Polizei: Familiendrama in Oberbilk endet glimpflich
Das Jugendamt wollte einer Frau (49) das Kind entziehen. Die Polizei überwältigte sie nach fast sieben Stunden mit einem Elektroschocker.
Düsseldorf. Seit Stunden steht die blonde Polizistin im Korb einer Drehleiter. Mal ruhig, mal vorwurfsvoll, mal warnend redet sie auf die 49-jährige Frau ein, die wild gestikulierend in einem Fensterrahmen im vierten Stock eines Wohnhauses an der Linienstraße steht — doch alles Reden will nicht helfen. Viele Oberbilker werden am Mittwoch Zeuge eines Familiendramas: Der Marokkanerin soll der Sohn vom Jugendamt entzogen werden — doch die Frau verschanzt sich in der Wohnung, verweigert jede Kooperation. Bis die Polizei am Abend zu drastischen Mitteln greifen muss.
Laut Peter Lukasczyk vom Jugendamt fällte ein Gericht bereits Mitte des vergangenen Jahres wegen schwerwiegender Familienprobleme — genauer will er sich nicht äußern — die Entscheidung, den 13-jährigen Sohn aus der Familie zu nehmen. „Daraufhin versteckte die Frau das Kind“, erklärt Lukasczyk.
Offenbar ging der Junge seither nicht mehr zur Schule, hatte kaum Kontakte nach außen. Dass er zumindest körperlich unversehrt war, wusste das Jugendamt nur, weil Mitarbeiter einem Video-Chat der Mutter mit ihrem Sohn beiwohnen durften. Doch wo er sich aufhielt, blieb im Dunkeln. „So etwas kannten wir bisher nicht“, sagt Peter Lukasczyk, der die Abteilung soziale Dienste leitet. „Die Situation hat uns große Sorge gemacht. Aber wir waren machtlos.“
Am Mittwoch bekommt das Jugendamt dann einen Tipp, dass der Junge sich in der Wohnung an der Linienstraße aufhalte. Gegen 11 Uhr klingelt man an der Tür — daraufhin nimmt das Familiendrama seinen Lauf. Die Mutter schließt sich ein, am Fenster spricht sie zwar mit der Verhandlungsgruppe der Polizei, die am Mittag anrückt — doch sie lässt sich nicht dazu bewegen, die Tür zu öffnen.

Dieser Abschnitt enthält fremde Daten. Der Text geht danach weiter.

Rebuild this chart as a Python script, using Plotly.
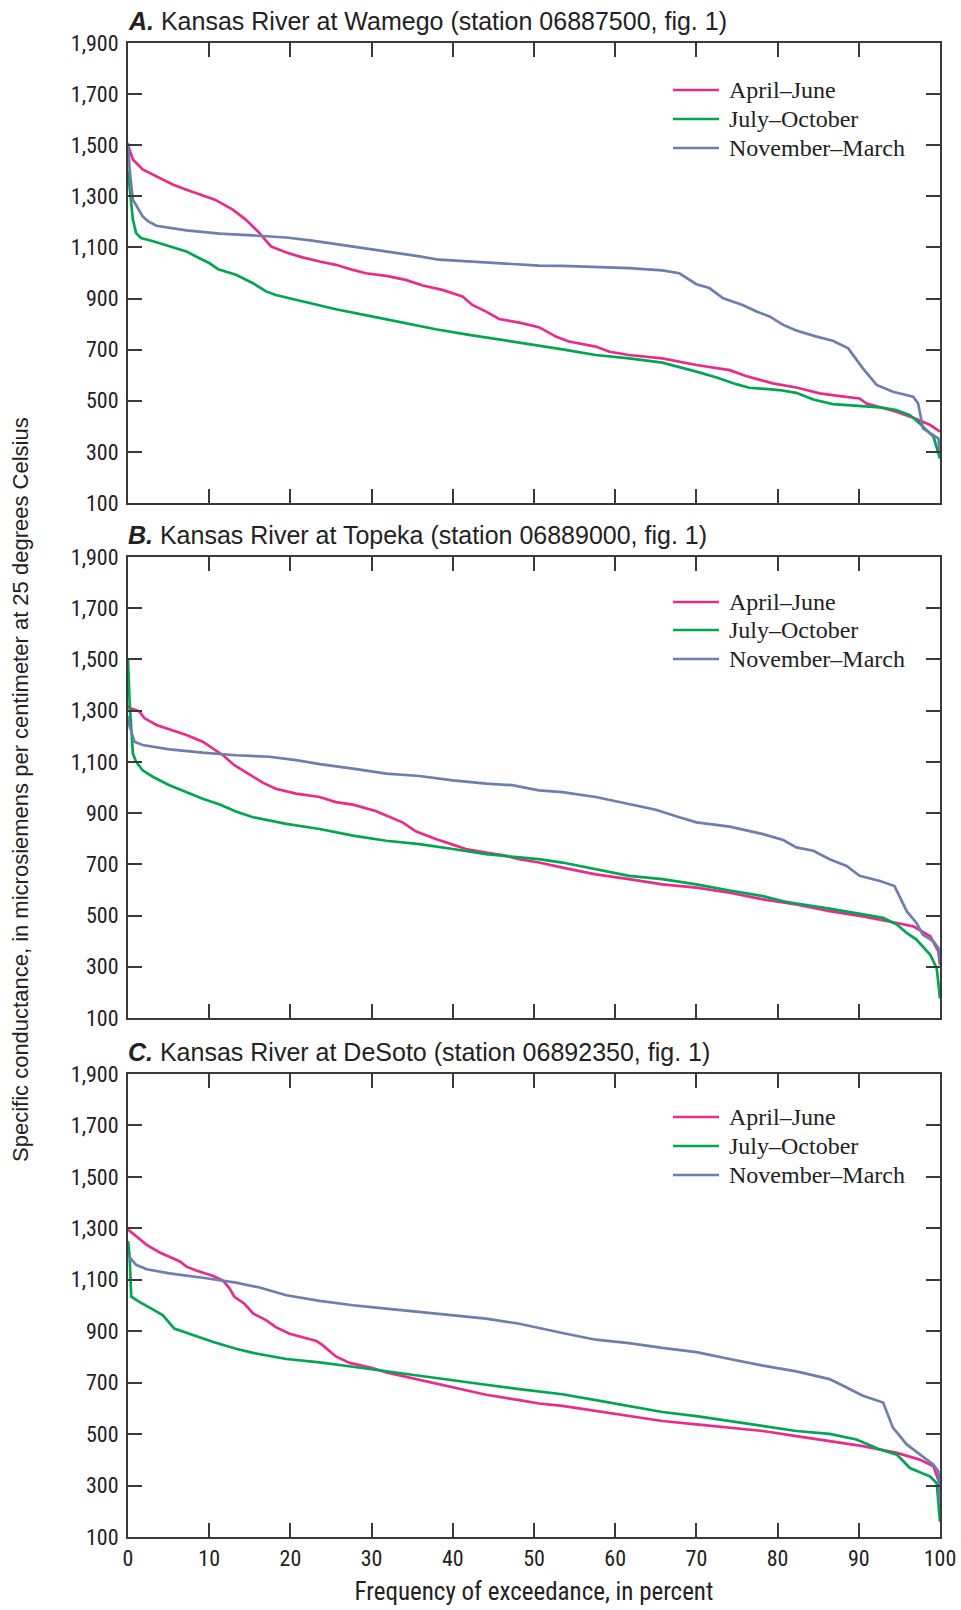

Zudem macht die 49-Jährige Andeutungen, die darauf schließen lassen, dass sie sich im Falle eines Zugriffs etwas antun könnte. „Sie hält sich vorwiegend am Fenster auf“, erklärt Polizeisprecher Markus Niesczery während des laufenden Einsatzes am Mittwoch Nachmittag an der Linienstraße. Vom Gehweg aus ist die Frau zu sehen, wie sie sich immer wieder aus dem Fenster lehnt und die Polizisten und Feuerwehrmänner beschimpft. Vor einigen Jahren habe es einen ähnlichen Fall gegeben, bei dem eine Mutter schließlich vom Dach gesprungen sei — allerdings habe sich ihr Kind an ihr festgehalten und sei mit ihr in die Tiefe gestürzt. Beide kamen ums Leben. „Wir gehen kein Risiko ein“, sagt Niesczery.
Doch die 49-Jährige bleibt eisern. Selbst die Versprechung, ihr schriftlich zu versichern, dass sie ihren Sohn behalten darf, lässt sie nicht einlenken. Um 17.40 Uhr beschließen die Einsatzleiter, einen Zugriff zu versuchen. Mit der Verhandlungsführerin steigt ein Zivilpolizist in den Drehleiterkorb. Er hat einen Taser bei sich (siehe Kasten). Doch obwohl Höhenretter der Feuerwehr und Kräfte des Spezialeinsatzkommandos (SEK) in den Wohnungen über und neben der 49-Jährigen bereitstehen, geht das Nervenspiel weiter: Die Polizisten wollen nicht, dass die Frau beim Zugriff aus dem Fenster stürzt.
Um 18.32 Uhr ist es so weit. Wütend dreht sich die Mutter weg, um das Fenster zu schließen. Dieser Augenblick ist der perfekte Moment für den Zugriff: Der Polizist zieht den Taser und schießt. Die Projektile treffen die Frau, sie ist kurz gelähmt. 30 Sekunden später öffnet ein maskierter SEK-Mann das Fenster von innen. Der Spuk ist vorbei. Wenn auch nicht für die Familie: Die Frau wird jetzt in der Psychiatrie betreut — und der Junge erst medizinisch versorgt und dann vom Jugendamt betreut.